* DIRECTIONS FOR THIS TASK *
Return all the data below as it stands, minus the pictures.

* DATASET EXCERPT *
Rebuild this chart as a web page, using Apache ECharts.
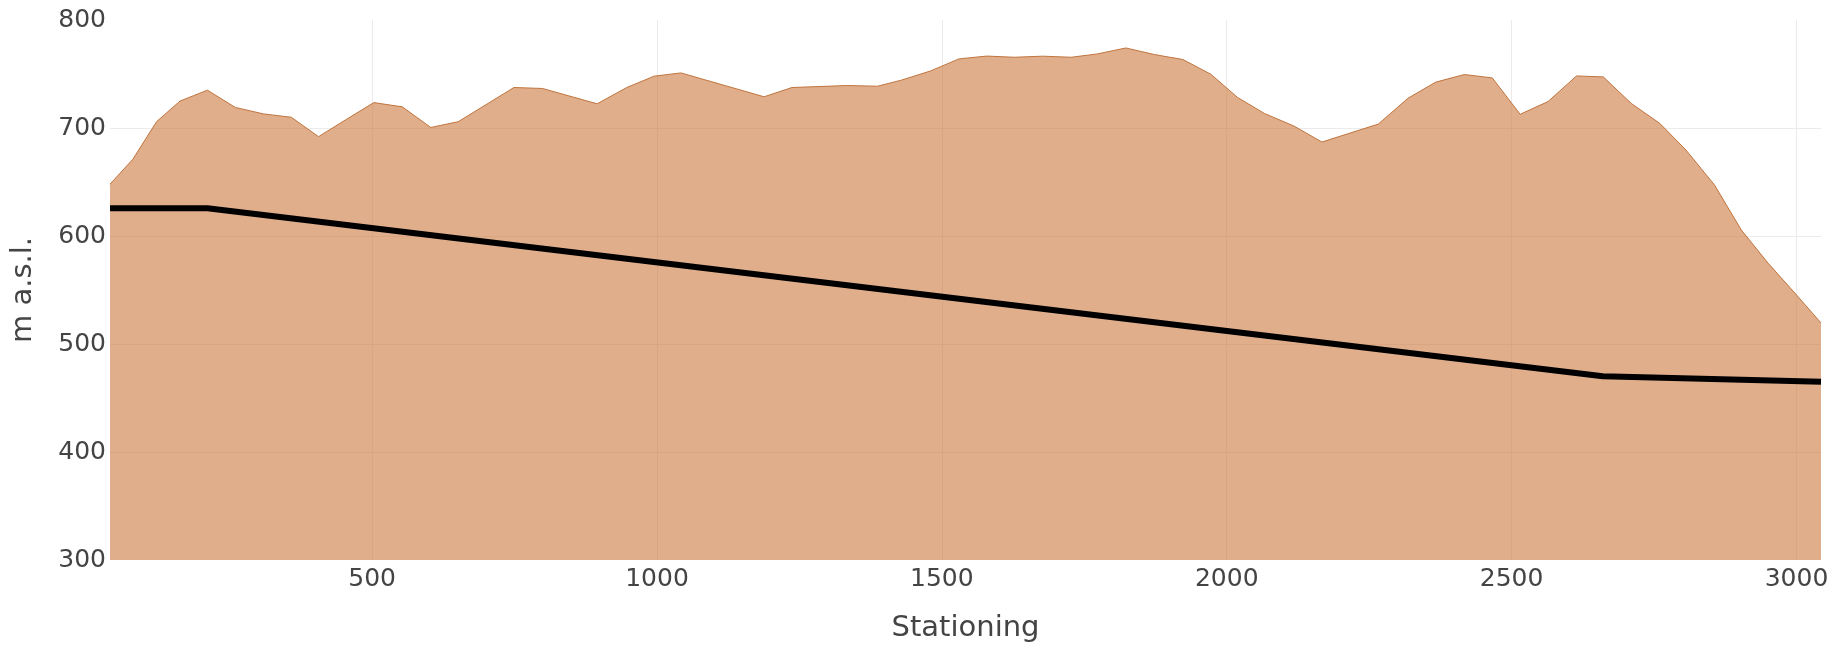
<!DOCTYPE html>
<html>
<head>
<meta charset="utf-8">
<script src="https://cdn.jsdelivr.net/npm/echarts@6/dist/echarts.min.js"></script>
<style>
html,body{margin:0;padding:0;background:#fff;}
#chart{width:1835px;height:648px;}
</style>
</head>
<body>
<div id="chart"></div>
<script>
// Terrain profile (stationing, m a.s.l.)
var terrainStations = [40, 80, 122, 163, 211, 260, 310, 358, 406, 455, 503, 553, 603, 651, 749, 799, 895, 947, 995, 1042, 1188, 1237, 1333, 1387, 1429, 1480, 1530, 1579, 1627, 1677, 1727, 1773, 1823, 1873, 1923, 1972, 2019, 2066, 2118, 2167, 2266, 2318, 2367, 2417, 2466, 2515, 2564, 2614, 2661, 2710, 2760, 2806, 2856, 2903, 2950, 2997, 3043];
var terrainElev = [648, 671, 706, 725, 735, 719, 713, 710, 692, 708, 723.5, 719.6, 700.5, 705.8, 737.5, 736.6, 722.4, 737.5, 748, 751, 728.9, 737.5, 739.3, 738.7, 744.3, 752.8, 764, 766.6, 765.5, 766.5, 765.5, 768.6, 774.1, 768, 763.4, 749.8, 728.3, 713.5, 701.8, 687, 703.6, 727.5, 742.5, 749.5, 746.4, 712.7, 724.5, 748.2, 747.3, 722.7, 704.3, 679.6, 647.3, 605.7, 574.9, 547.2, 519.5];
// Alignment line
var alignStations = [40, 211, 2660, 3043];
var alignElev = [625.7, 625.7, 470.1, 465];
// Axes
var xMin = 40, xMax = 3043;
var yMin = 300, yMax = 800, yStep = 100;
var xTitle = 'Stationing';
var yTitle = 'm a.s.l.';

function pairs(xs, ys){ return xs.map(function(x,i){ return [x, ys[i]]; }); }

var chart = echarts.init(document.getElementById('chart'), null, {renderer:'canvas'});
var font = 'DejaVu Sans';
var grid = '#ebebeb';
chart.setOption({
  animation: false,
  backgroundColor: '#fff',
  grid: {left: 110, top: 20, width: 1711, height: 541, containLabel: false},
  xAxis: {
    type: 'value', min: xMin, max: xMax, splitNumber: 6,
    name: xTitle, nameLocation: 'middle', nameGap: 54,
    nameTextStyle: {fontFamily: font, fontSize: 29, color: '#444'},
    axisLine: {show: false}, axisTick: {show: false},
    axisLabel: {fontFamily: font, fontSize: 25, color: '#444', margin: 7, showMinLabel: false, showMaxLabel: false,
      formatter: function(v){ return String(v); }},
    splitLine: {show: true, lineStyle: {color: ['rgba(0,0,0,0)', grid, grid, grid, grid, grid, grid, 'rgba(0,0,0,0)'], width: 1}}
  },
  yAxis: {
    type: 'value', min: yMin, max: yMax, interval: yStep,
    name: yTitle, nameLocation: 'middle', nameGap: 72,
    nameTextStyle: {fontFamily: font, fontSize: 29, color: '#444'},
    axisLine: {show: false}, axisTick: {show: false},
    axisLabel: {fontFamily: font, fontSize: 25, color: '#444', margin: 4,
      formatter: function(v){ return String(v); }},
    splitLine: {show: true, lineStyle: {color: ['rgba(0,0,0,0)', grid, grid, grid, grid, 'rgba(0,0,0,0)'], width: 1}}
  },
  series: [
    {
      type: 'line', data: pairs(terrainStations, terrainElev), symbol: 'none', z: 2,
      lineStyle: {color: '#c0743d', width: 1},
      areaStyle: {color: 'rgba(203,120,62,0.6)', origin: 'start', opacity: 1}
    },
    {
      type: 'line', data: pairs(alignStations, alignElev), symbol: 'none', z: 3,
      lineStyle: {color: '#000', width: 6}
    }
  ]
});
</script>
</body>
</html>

* RESULT OF THE EXERCISE *
Rebuild this chart as a web page, using Apache ECharts.
<!DOCTYPE html>
<html>
<head>
<meta charset="utf-8">
<script src="https://cdn.jsdelivr.net/npm/echarts@6/dist/echarts.min.js"></script>
<style>
html,body{margin:0;padding:0;background:#fff;}
#chart{width:1835px;height:648px;}
</style>
</head>
<body>
<div id="chart"></div>
<script>
// Terrain profile (stationing, m a.s.l.)
var terrainStations = [40, 80, 122, 163, 211, 260, 310, 358, 406, 455, 503, 553, 603, 651, 749, 799, 895, 947, 995, 1042, 1188, 1237, 1333, 1387, 1429, 1480, 1530, 1579, 1627, 1677, 1727, 1773, 1823, 1873, 1923, 1972, 2019, 2066, 2118, 2167, 2266, 2318, 2367, 2417, 2466, 2515, 2564, 2614, 2661, 2710, 2760, 2806, 2856, 2903, 2950, 2997, 3043];
var terrainElev = [648, 671, 706, 725, 735, 719, 713, 710, 692, 708, 723.5, 719.6, 700.5, 705.8, 737.5, 736.6, 722.4, 737.5, 748, 751, 728.9, 737.5, 739.3, 738.7, 744.3, 752.8, 764, 766.6, 765.5, 766.5, 765.5, 768.6, 774.1, 768, 763.4, 749.8, 728.3, 713.5, 701.8, 687, 703.6, 727.5, 742.5, 749.5, 746.4, 712.7, 724.5, 748.2, 747.3, 722.7, 704.3, 679.6, 647.3, 605.7, 574.9, 547.2, 519.5];
// Alignment line
var alignStations = [40, 211, 2660, 3043];
var alignElev = [625.7, 625.7, 470.1, 465];
// Axes
var xMin = 40, xMax = 3043;
var yMin = 300, yMax = 800, yStep = 100;
var xTitle = 'Stationing';
var yTitle = 'm a.s.l.';

function pairs(xs, ys){ return xs.map(function(x,i){ return [x, ys[i]]; }); }

var chart = echarts.init(document.getElementById('chart'), null, {renderer:'canvas'});
var font = 'DejaVu Sans';
var grid = '#ebebeb';
chart.setOption({
  animation: false,
  backgroundColor: '#fff',
  grid: {left: 110, top: 20, width: 1711, height: 541, containLabel: false},
  xAxis: {
    type: 'value', min: xMin, max: xMax, splitNumber: 6,
    name: xTitle, nameLocation: 'middle', nameGap: 54,
    nameTextStyle: {fontFamily: font, fontSize: 29, color: '#444'},
    axisLine: {show: false}, axisTick: {show: false},
    axisLabel: {fontFamily: font, fontSize: 25, color: '#444', margin: 7, showMinLabel: false, showMaxLabel: false,
      formatter: function(v){ return String(v); }},
    splitLine: {show: true, lineStyle: {color: ['rgba(0,0,0,0)', grid, grid, grid, grid, grid, grid, 'rgba(0,0,0,0)'], width: 1}}
  },
  yAxis: {
    type: 'value', min: yMin, max: yMax, interval: yStep,
    name: yTitle, nameLocation: 'middle', nameGap: 72,
    nameTextStyle: {fontFamily: font, fontSize: 29, color: '#444'},
    axisLine: {show: false}, axisTick: {show: false},
    axisLabel: {fontFamily: font, fontSize: 25, color: '#444', margin: 4,
      formatter: function(v){ return String(v); }},
    splitLine: {show: true, lineStyle: {color: ['rgba(0,0,0,0)', grid, grid, grid, grid, 'rgba(0,0,0,0)'], width: 1}}
  },
  series: [
    {
      type: 'line', data: pairs(terrainStations, terrainElev), symbol: 'none', z: 2,
      lineStyle: {color: '#c0743d', width: 1},
      areaStyle: {color: 'rgba(203,120,62,0.6)', origin: 'start', opacity: 1}
    },
    {
      type: 'line', data: pairs(alignStations, alignElev), symbol: 'none', z: 3,
      lineStyle: {color: '#000', width: 6}
    }
  ]
});
</script>
</body>
</html>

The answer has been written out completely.